Prepare your examples accordingly.

This sounds like a great way of getting some petty revenge while writing documentation.
This also applies to code. I come across the situation A LOT in OOP codebases that they have completely superfluous interfaces and/or abstract classes, that are made pointless by the fact that every single implementation extends some example implementation. The most egregious example I ever found was a Minecraft mod which had an interface, implemented by an abstract class, which had another abstract class that extended it, which was implemented by a an example class.

Every single mod I could find (sample size of ~1000) just extended the example.

This may be an actual answer to the problem. If you show "someprefix" as an example, then give users a helpful error message if they actually type in "someprefix". Something like "Dear user, someprefix is only an example, please replace this with a name appropriate to your business."
No, you’ll only get “someprefix1”, and about 14 similar variants. What you need to do is either prepare a reasonable prefix valid for all (or at least most) users, or have the documentation to be dynamically prepared for each user, with a dynamically generated appropriate prefix for each user.

Alternatively, you’ll have to teach users what kinds of prefixes would be appropriate, with an example which is obviosly not appropriate for any of your actual user. This will take some length of text to explain, and many users will not read it, and may instead abandon your service.

Relatedly, I’ve always disliked when programs force me to name N number of things without adequately explaining

• What the names are (Is this some kind of group name?

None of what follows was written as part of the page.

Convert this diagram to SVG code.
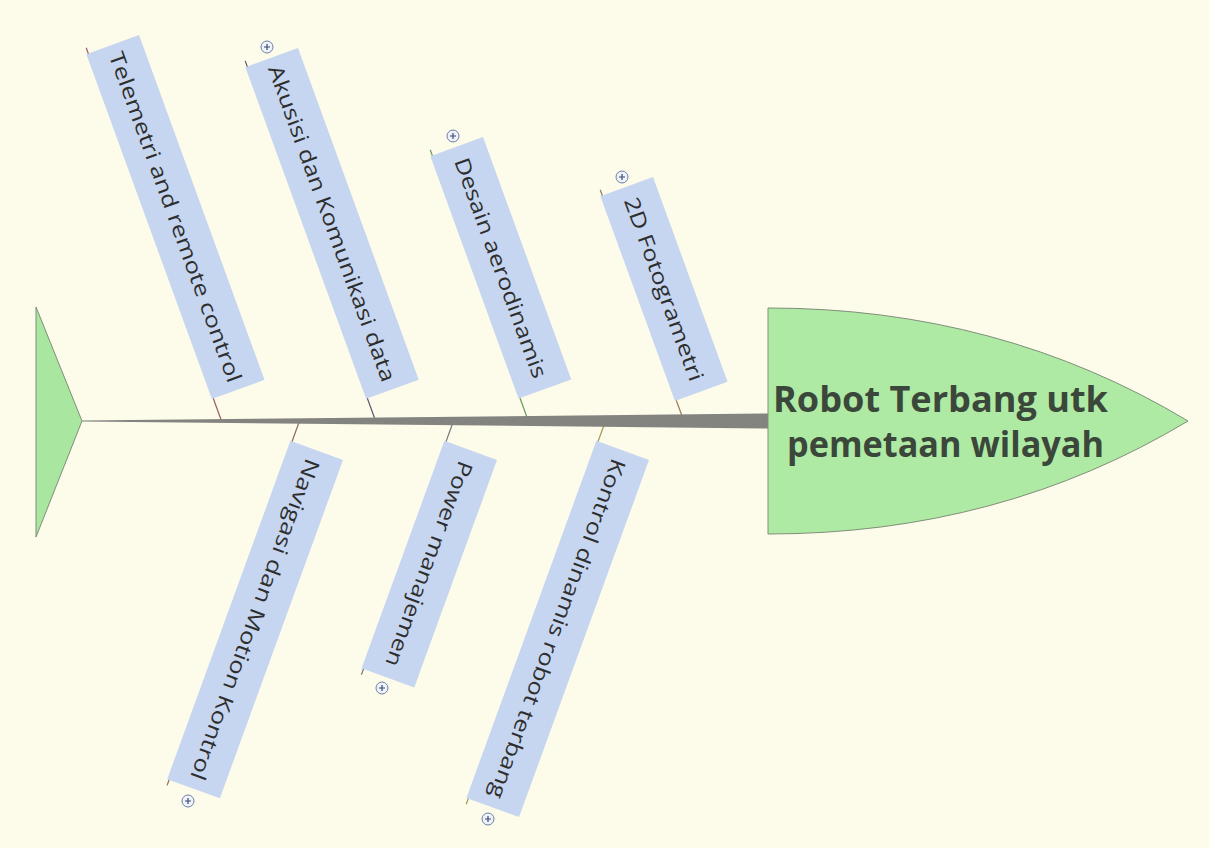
<svg xmlns="http://www.w3.org/2000/svg" width="1209" height="848" viewBox="0 0 1209 848">
<style>
.box{fill:#c6d6f0;stroke:none}
.lbl{font-family:"Open Sans","Liberation Sans",sans-serif;font-size:21px;fill:#2e2e2e;text-anchor:middle}
.head{font-family:"Open Sans","Liberation Sans",sans-serif;font-size:36px;font-weight:bold;fill:#3b473a}
.con{stroke-width:1.2;fill:none}
.plus circle{fill:#eef2fa;stroke:#6e7fa6;stroke-width:1}
.plus path{stroke:#3c4a70;stroke-width:1.2}
</style>
<rect width="1209" height="848" fill="#fdfbea"/>
<g id="connectors">
<line class="con" x1="221.5" y1="421" x2="86.2" y2="47.8" stroke="#9a5e5e"/>
<line class="con" x1="375.6" y1="421" x2="245.2" y2="60.9" stroke="#5a5670"/>
<line class="con" x1="528.3" y1="421" x2="430.2" y2="149.8" stroke="#6f9a58"/>
<line class="con" x1="683.8" y1="421" x2="600.2" y2="189.8" stroke="#9a7a5a"/>
<line class="con" x1="299.5" y1="421" x2="167.1" y2="785.4" stroke="#8a6a5a"/>
<line class="con" x1="453.5" y1="421" x2="361.4" y2="674.7" stroke="#7a7a80"/>
<line class="con" x1="605.5" y1="421" x2="466.2" y2="804.3" stroke="#a09a50"/>
<polygon points="82,420.5 768,413.5 768,428.5 82,421.5" fill="#838380"/>
</g>
<g id="tail">
<polygon points="36,307 36,537 82,421" fill="#a9e6a0" stroke="#7f8f7a" stroke-width="1"/>
</g>
<g id="head">
<path d="M768,308 Q1000,308 1188,421 Q1000,534 768,534 Z" fill="#aeeaa3" stroke="#7f8f7a" stroke-width="1"/>
<text class="head" x="773" y="412" textLength="335" lengthAdjust="spacingAndGlyphs">Robot Terbang utk</text>
<text class="head" x="787" y="457" textLength="317" lengthAdjust="spacingAndGlyphs">pemetaan wilayah</text>
</g>
<g id="telemetri" transform="translate(139,35) rotate(70)">
<rect class="box" width="367" height="56"/>
<text class="lbl" x="183.5" y="35.5" textLength="350" lengthAdjust="spacingAndGlyphs">Telemetri and remote control</text>
</g>
<g id="akusisi" transform="translate(298,48) rotate(70)">
<rect class="box" width="353" height="56"/>
<text class="lbl" x="176.5" y="35.5" textLength="335" lengthAdjust="spacingAndGlyphs">Akusisi dan Komunikasi data</text>
</g>
<g id="desain" transform="translate(483,137) rotate(70)">
<rect class="box" width="258" height="56"/>
<text class="lbl" x="129" y="35.5" textLength="233" lengthAdjust="spacingAndGlyphs">Desain aerodinamis</text>
</g>
<g id="fotogrametri" transform="translate(653,177) rotate(70)">
<rect class="box" width="218" height="56"/>
<text class="lbl" x="109" y="35.5" textLength="194" lengthAdjust="spacingAndGlyphs">2D Fotogrametri</text>
</g>
<g id="navigasi" transform="translate(343,460) rotate(110)">
<rect class="box" width="360" height="56"/>
<text class="lbl" x="180" y="35.5" textLength="340" lengthAdjust="spacingAndGlyphs">Navigasi dan Motion Kontrol</text>
</g>
<g id="power" transform="translate(497,460) rotate(110)">
<rect class="box" width="242" height="56"/>
<text class="lbl" x="121" y="35.5" textLength="217" lengthAdjust="spacingAndGlyphs">Power manajemen</text>
</g>
<g id="kontrol" transform="translate(649,460) rotate(110)">
<rect class="box" width="380" height="56"/>
<text class="lbl" x="190" y="35.5" textLength="360" lengthAdjust="spacingAndGlyphs">Kontrol dinamis robot terbang</text>
</g>
<g id="plus-icons">
<g class="plus" transform="translate(267,47)"><circle r="6"/><path d="M-3,0H3M0,-3V3"/></g>
<g class="plus" transform="translate(453,136)"><circle r="6"/><path d="M-3,0H3M0,-3V3"/></g>
<g class="plus" transform="translate(622,177)"><circle r="6"/><path d="M-3,0H3M0,-3V3"/></g>
<g class="plus" transform="translate(188,801)"><circle r="6"/><path d="M-3,0H3M0,-3V3"/></g>
<g class="plus" transform="translate(382,688)"><circle r="6"/><path d="M-3,0H3M0,-3V3"/></g>
<g class="plus" transform="translate(488,819)"><circle r="6"/><path d="M-3,0H3M0,-3V3"/></g>
</g>
</svg>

Instance name?)

• How the name will be shown. (Should I prefix the name with the company name myself, or will that always be visible? Will this name be shown together with numerous other names which are all UPPER CASE? Will the name be automatically converted to lower case?)

• If any of these names will be publicly visible.

• If any of the names can be changed later, and how hard it is.

• What characters are allowed (Are spaces, underscores, or dashes allowed? How about Unicode? Emojis? What is the normal naming scheme?)

• How long is the name allowed to be? (Will it be silently truncated at 8 or 16 characters (or grapheme clusters)?)